Barry Clegg’s Poems: A Rare Spectacle and The Beginning of Time
I always take a look on the authors’ table at the WEN breakfast meeting. After leafing through Barry Clegg’s first volume of poems, A Rare Spectacle, I trotted over to him and said,” I want to buy your book. I just read one of your poems and I know exactly what you mean.”
This was a rare experience for me. Not a habitual reader of poetry, I usually find myself more puzzled than enlightened if I venture into that genre. “What are you getting at?” I would like to ask the author. But if a poem needs explanation, either the reader or the poet has failed. Feeling that the failure must be mine, I tend to avoid poetry.
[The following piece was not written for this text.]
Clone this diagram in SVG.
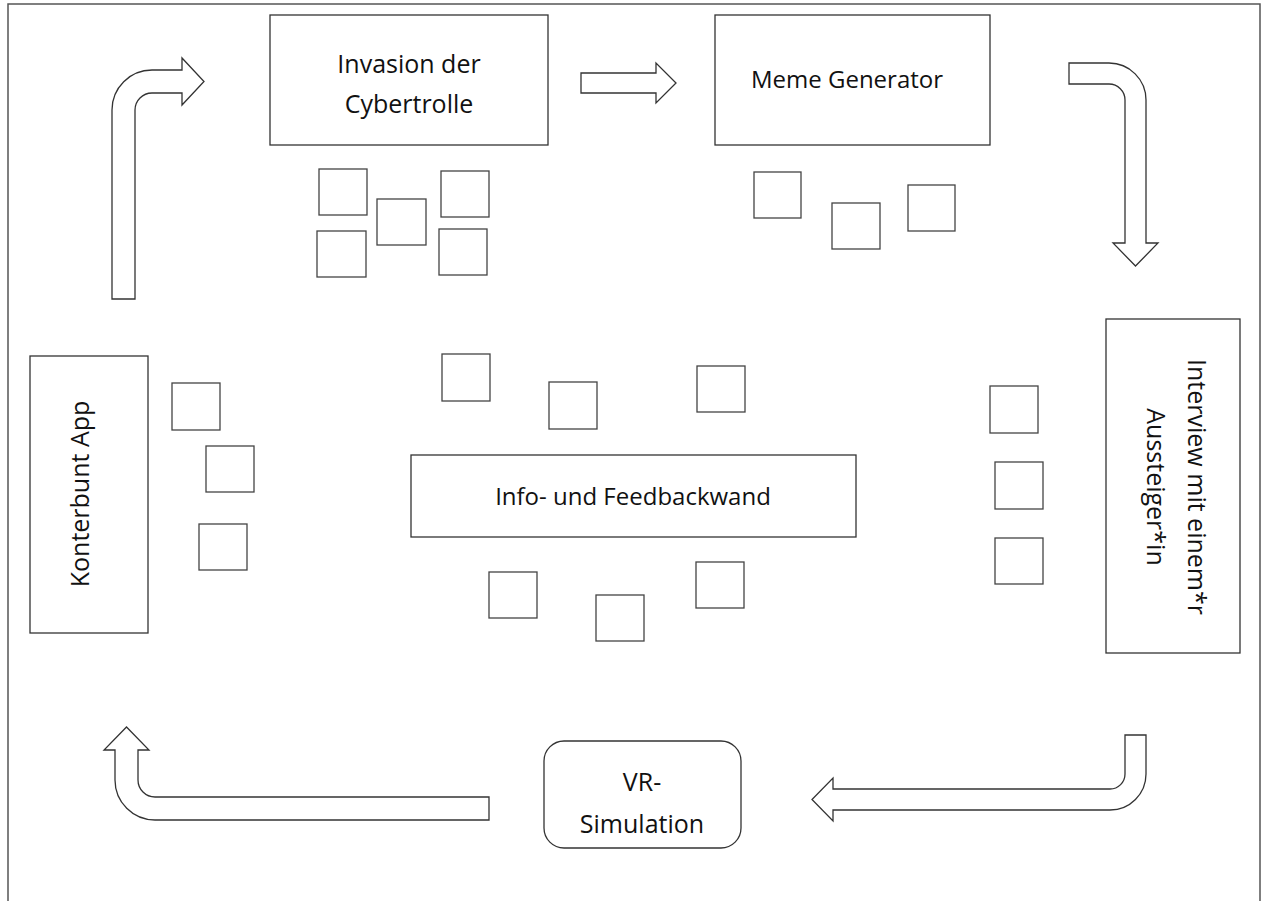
<svg xmlns="http://www.w3.org/2000/svg" width="1261" height="901" viewBox="0 0 1261 901">
<style>
.box{fill:#fff;stroke:#333;stroke-width:1.3}
.sq{fill:#fff;stroke:#444;stroke-width:1.3}
.arr{fill:#fff;stroke:#333;stroke-width:1.3;stroke-linejoin:miter}
.lbl{font-family:"Open Sans",sans-serif;font-size:25px;fill:#111;text-anchor:middle}
</style>
<rect width="1261" height="901" fill="#fff"/>
<path d="M8,901 L8,4 L1260,4 L1260,901" fill="none" stroke="#555" stroke-width="1.5"/>

<g id="connectors">
<path class="arr" d="M112,299 L112,110 A40,40 0 0 1 152,70 L182,70 L182,58 L204,81.5 L182,105 L182,93 L152,93 A17,17 0 0 0 135,110 L135,299 Z"/>
<path class="arr" d="M581,73 L656,73 L656,63 L676,83 L656,103 L656,93 L581,93 Z"/>
<path class="arr" d="M1069,63 L1109,63 A37,37 0 0 1 1146,100 L1146,243 L1158,243 L1135.5,266 L1113,243 L1125,243 L1125,100 A16,16 0 0 0 1109,84 L1069,84 Z"/>
<path class="arr" d="M1125,735 L1146,735 L1146,774 A36,36 0 0 1 1110,810 L833,810 L833,821 L812,799.5 L833,778 L833,789 L1110,789 A15,15 0 0 0 1125,774 Z"/>
<path class="arr" d="M489,797 L155,797 A17,17 0 0 1 138,780 L138,750 L149,750 L126.5,727 L104,750 L115,750 L115,780 A40,40 0 0 0 155,820 L489,820 Z"/>
</g>

<g id="invasion">
<rect class="box" x="270" y="15" width="278" height="130"/>
<text class="lbl" x="409" y="73">Invasion der</text>
<text class="lbl" x="409" y="113">Cybertrolle</text>
</g>
<g id="meme">
<rect class="box" x="715" y="15" width="275" height="130"/>
<text class="lbl" x="847" y="88" style="font-size:24px">Meme Generator</text>
</g>
<g id="konterbunt">
<rect class="box" x="30" y="356" width="118" height="277"/>
<text class="lbl" transform="translate(89,494) rotate(-90)">Konterbunt App</text>
</g>
<g id="interview">
<rect class="box" x="1106" y="319" width="134" height="334"/>
<text class="lbl" transform="translate(1188,487) rotate(90)">Interview mit einem*r</text>
<text class="lbl" transform="translate(1147,487) rotate(90)">Aussteiger*in</text>
</g>
<g id="info">
<rect class="box" x="411" y="455" width="445" height="82"/>
<text class="lbl" x="633" y="505" style="font-size:24px">Info- und Feedbackwand</text>
</g>
<g id="vr">
<rect class="box" x="544" y="741" width="197" height="107" rx="20" ry="20"/>
<text class="lbl" x="642" y="791">VR-</text>
<text class="lbl" x="642" y="833">Simulation</text>
</g>

<g id="squares">
<rect class="sq" x="319" y="169" width="48" height="46"/>
<rect class="sq" x="377" y="199" width="49" height="46"/>
<rect class="sq" x="441" y="171" width="48" height="46"/>
<rect class="sq" x="317" y="231" width="49" height="46"/>
<rect class="sq" x="439" y="229" width="48" height="46"/>
<rect class="sq" x="754" y="172" width="47" height="46"/>
<rect class="sq" x="832" y="203" width="48" height="46"/>
<rect class="sq" x="908" y="185" width="47" height="46"/>
<rect class="sq" x="172" y="383" width="48" height="47"/>
<rect class="sq" x="206" y="446" width="48" height="46"/>
<rect class="sq" x="199" y="524" width="48" height="46"/>
<rect class="sq" x="442" y="354" width="48" height="47"/>
<rect class="sq" x="549" y="382" width="48" height="47"/>
<rect class="sq" x="697" y="366" width="48" height="46"/>
<rect class="sq" x="489" y="572" width="48" height="46"/>
<rect class="sq" x="596" y="595" width="48" height="46"/>
<rect class="sq" x="696" y="562" width="48" height="46"/>
<rect class="sq" x="990" y="386" width="48" height="47"/>
<rect class="sq" x="995" y="462" width="48" height="47"/>
<rect class="sq" x="995" y="538" width="48" height="46"/>
</g>
</svg>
Barry Clegg offers welcome success. All the poems in his two collections tell me something on first reading. He uses familiar experience—encounters with sparrows or city noise or old friends or his own right hand. He has a long memory for the experience of childhood, and an acute sense of the experience of aging; these I know well.
But second and third readings reward even more than the first. It is in these that I enjoy Clegg’s playfulness and humour, appreciate the depth of his love for humankind, for music, and for the life of the mind. The ordinary is lifted up, turned over, illuminated. He takes sly pokes at us writers too. Try reading “Overbosity” or “Typso” in A Rare Spectacle without seeing something of yourself.
Writing poetry is often called an exercise in distillation, in concentrating the essence of experience is just a few telling words. In both A Rare Spectacle and The Beginning of Time Barry Clegg has produced a fine vintage, to mix the metaphor. A hearty brew. A quality libation.